How to find hidden cameras in rented apartments
Travel often involves a lot of complications, and services like Airbnb solve at least one of the problems — finding and renting accommodation in an unfamiliar city. But very few people think about the risks to their privacy when they rent an apartment in their destination location.
As The Washington Post reports, there have been a lot of cases where an apartment owner has installed hidden surveillance cameras in bedrooms, bathrooms, and other inappropriate places. This article contains tips for detecting such devices.
Check suspicious electronics
When you arrive at your rented accommodation, experts recommend paying attention to smoke detectors, radios, outlets, and any electronic devices placed in the private areas, like the bedroom and bathroom.

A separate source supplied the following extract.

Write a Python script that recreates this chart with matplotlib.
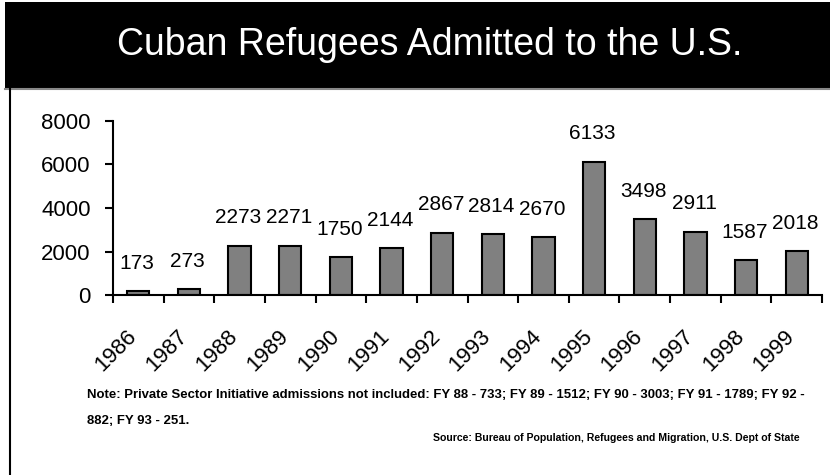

Particular attention should be paid to those devices that have a view of the bed.
The spy cameras are often hidden inside ordinary objects such as alarm clocks, chargers, smoke detectors, and other electronics, the presence of which will not be suspicious to the guests. There are several ways to find the hidden cameras:
- Shine a light onto the suspicious surfaces, like a watch face. This will help you see the lens usually hidden behind black matte plastic or a two-way mirror and invisible to the naked eye.
- Turn off lights in your room and use the front-facing camera on your smartphone to look for the infrared LEDs used in night-vision cameras. The main camera will not do that because it is equipped with an IR filter.
Scan WiFi networks
Another important part of checking your apartment is to scan WiFi networks for suspicious devices. This method is not very reliable because the owner could change the name of their camera or not connect it to WiFi at all, but the check will not be a waste of time.
You can do network scanning using specialized software such as Network Scanner, Network Mapper, or Angry IP Scanner. There are hundreds of similar apps not only for computers but also for Android and iOS.
As a result of the scanning, the user gets a list of all devices connected to WiFi. But even if there is nothing with the name “IP camera” in it, it is better to check whether all devices are yours.
Thomas Ham, a founder of the professional TSCM company Spy Catchers, says that travelers can turn off an accommodation’s WiFi and router on arrival. If the host calls you about a problem, you can ask if there are any cameras in the room that you haven’t been told about.